Читаем Мои воспоминания. Книга вторая полностью

Поворот в его собирательстве, носившем до того помянутый любительски-прихотливый характер, произошел едва ли не случайно. Отрасль, которая стала с тех пор его коллекционной специальностью (и которая доставила ему славу и за пределами России), была древняя иконопись. Однако уже тогда, когда многие москвичи его же круга (среди них члены семьи Рябушинских) принялись яростно собирать образа древних писем, Илья Семенович продолжал относиться к ним равнодушно и откровенно сознавался, что икона ему ничего не говорит. И вот перемена произошла как-то мгновенно, его осенила какая-то благодать! Как мне передавали, началось это с того, что друзья подарили ему на рождение прекрасную икону XV века его святого — Ильи Пророка, и тут, не то благодаря тому сильному впечатлению он и прозрел, не то он своим нюхом торгового человека почуял какие-то чрезвычайные возможности, ведь затрачивая не очень высокие суммы, он мог обзавестись величайшими редкостями, которые могли ему принести не только коллекционерский гонорар, но и создать себе нечто вроде патриотического ореола! Благодаря ряду необычайно удачных приобретений, делавшихся обыкновенно через посредство его приятеля, хранителя Третьяковской галереи Черногубова (человека тончайшего вкуса, понаторевшего в коллекционерских комбинациях и лукавствах), он добился того, что имя его стало синонимом самого передового, самого просвещенного собирателя, к тому же оказывавшего бесценные услуги русской культуре… Ведь открытие всей этой новой области красоты произвело всемирную (благодаря заграничным выставкам) сенсацию. Еще недавно считалось, что вся русская живопись до Петра — нечто аморфное, рабски-подражательное; теперь же историки искусства и на Западе считаются с русской иконой, а иные склонны даже приравнять русских художников (не богомазов, а художников) и среди них на первых местах Андрея Рублева и Дионисия, с итальянскими тречентистами и кватрочентистами.

Лично я относился к Остроухову если и не с настоящим дружеским чувством, то все же с большим и симпатическим интересом. Этот тяжелый, плешивый, подслеповатый, шепелявый верзила, этот московский самодур пленял меня всей своей вящей характерностью. Кроме того, как-никак, в нем и после отказа от собственного живописного творчества продолжала жить художественная жилка, которая придавала общению с ним немалую приятность. По натуре он был сущий варвар, но он много сделал для того, чтобы просветиться и чтобы это свое варварство скрыть под лоском европеизма. Он прочел неимоверное количество книг на разных, уже в зрелом возрасте усвоенных языках, он искренне обожал музыку, не пропускал ни одного значительного концерта и сам недурно играл на рояле, по существу же все это не мешало тому, чтобы он производил впечатление человека грубого, а все им духовно приобретенное не складывалось в нечто гармоничное.

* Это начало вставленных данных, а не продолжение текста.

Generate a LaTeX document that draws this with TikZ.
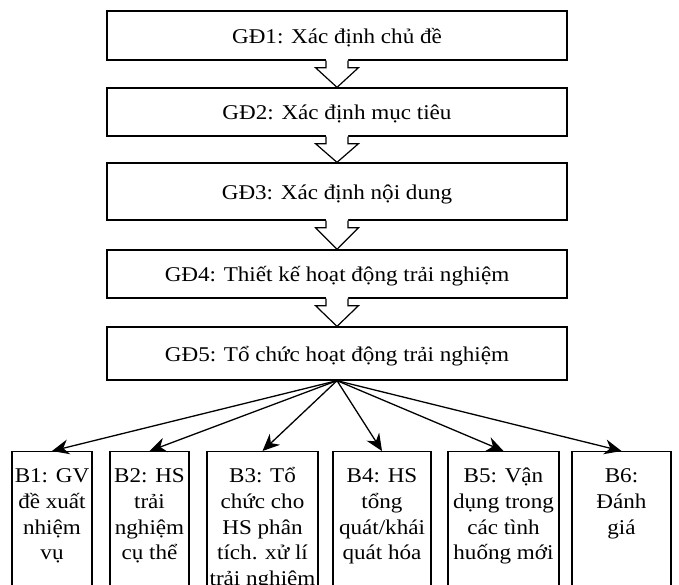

Меня не притягивала в Илье Семеновиче эта его видимость культуры, а мне было интересно подойти вплотную к типу, который наверное вдохновил бы Островского и послужил бы центром еще одной комедии из купеческого быта. Выносить его общество ежедневно или много дней подряд было трудно (это случилось, когда я у него в 1902 и 1903 годах гостил на даче под Москвой), и я только дивился кротости и терпению его жены, которая невозмутимо переносила его грубости, нередко доходившие до настоящих ругательств и до дикого крика из-за сущих пустяков. Бывая часто и подолгу в доме Остроухова, можно было зачастую услышать в отношении Надежды Петровны такие эпитеты, как «дула» (Остроухов не выговаривал буквы «р») и «идиотка», или же он прикрикивал на нее при всех, гнал из комнаты и требовал, чтоб она молчала. Надо, впрочем, прибавить, что во все это безобразничание входило немало театра для себя, разыгрывания какой-то комедии, казавшейся самому Илье Семеновичу чем-то в высшей степени эффектным и колоритным — вот-де я каков — купец-художник Астлаухов!